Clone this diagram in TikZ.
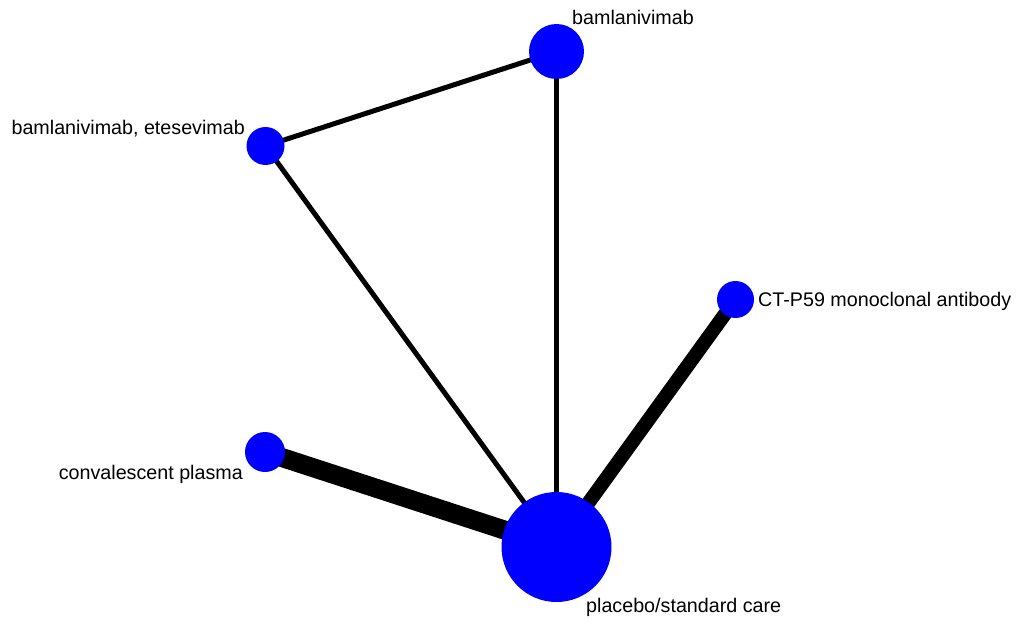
\documentclass[tikz,border=0pt]{standalone}
\usepackage{fontspec}
\setmainfont{Liberation Sans}
\pgfdeclarelayer{edges}
\pgfsetlayers{edges,main}
\begin{document}
\begin{tikzpicture}[x=1pt,y=-1pt,
  trt/.style={circle,fill=blue,draw=none,inner sep=0pt,minimum size=#1},
  lbl/.style={inner sep=0pt,font=\fontsize{19.7pt}{22pt}\selectfont},
  link/.style={draw=black,line width=#1,line cap=butt}]
\useasboundingbox (0,0) rectangle (1019,623);

% treatments, circle size by sample size
\node[trt=55pt]  (bam)  at (556.5,51.5)  {};
\node[trt=38pt]  (be)   at (265.5,146) {};
\node[trt=37pt]  (ct)   at (735.5,299.5) {};
\node[trt=40pt]  (cp)   at (265,452) {};
\node[trt=110pt] (pl)   at (556.5,547) {};

% labels
\node[lbl,anchor=base west] (lbam) at (572,25)  {bamlanivimab};
\node[lbl,anchor=base east] (lbe)  at (245,135) {bamlanivimab, etesevimab};
\node[lbl,anchor=base west] (lct)  at (758,306) {CT-P59 monoclonal antibody};
\node[lbl,anchor=base east] (lcp)  at (243,479) {convalescent plasma};
\node[lbl,anchor=base west] (lpl)  at (586,612) {placebo/standard care};

% direct comparisons, width by number of trials
\begin{pgfonlayer}{edges}
  \draw[link=5pt]  (be.center) -- (bam.center);
  \draw[link=5pt]  (bam.center) -- (pl.center);
  \draw[link=5pt]  (be.center) -- (pl.center);
  \draw[link=14pt] (ct.center) -- (pl.center);
  \draw[link=19pt] (cp.center) -- (pl.center);
\end{pgfonlayer}
\end{tikzpicture}
\end{document}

→ EXERCISE DETAILS
Omit every picture while copying the listing above exactly.

→ REPLY
Clone this diagram in TikZ.
\documentclass[tikz,border=0pt]{standalone}
\usepackage{fontspec}
\setmainfont{Liberation Sans}
\pgfdeclarelayer{edges}
\pgfsetlayers{edges,main}
\begin{document}
\begin{tikzpicture}[x=1pt,y=-1pt,
  trt/.style={circle,fill=blue,draw=none,inner sep=0pt,minimum size=#1},
  lbl/.style={inner sep=0pt,font=\fontsize{19.7pt}{22pt}\selectfont},
  link/.style={draw=black,line width=#1,line cap=butt}]
\useasboundingbox (0,0) rectangle (1019,623);

% treatments, circle size by sample size
\node[trt=55pt]  (bam)  at (556.5,51.5)  {};
\node[trt=38pt]  (be)   at (265.5,146) {};
\node[trt=37pt]  (ct)   at (735.5,299.5) {};
\node[trt=40pt]  (cp)   at (265,452) {};
\node[trt=110pt] (pl)   at (556.5,547) {};

% labels
\node[lbl,anchor=base west] (lbam) at (572,25)  {bamlanivimab};
\node[lbl,anchor=base east] (lbe)  at (245,135) {bamlanivimab, etesevimab};
\node[lbl,anchor=base west] (lct)  at (758,306) {CT-P59 monoclonal antibody};
\node[lbl,anchor=base east] (lcp)  at (243,479) {convalescent plasma};
\node[lbl,anchor=base west] (lpl)  at (586,612) {placebo/standard care};

% direct comparisons, width by number of trials
\begin{pgfonlayer}{edges}
  \draw[link=5pt]  (be.center) -- (bam.center);
  \draw[link=5pt]  (bam.center) -- (pl.center);
  \draw[link=5pt]  (be.center) -- (pl.center);
  \draw[link=14pt] (ct.center) -- (pl.center);
  \draw[link=19pt] (cp.center) -- (pl.center);
\end{pgfonlayer}
\end{tikzpicture}
\end{document}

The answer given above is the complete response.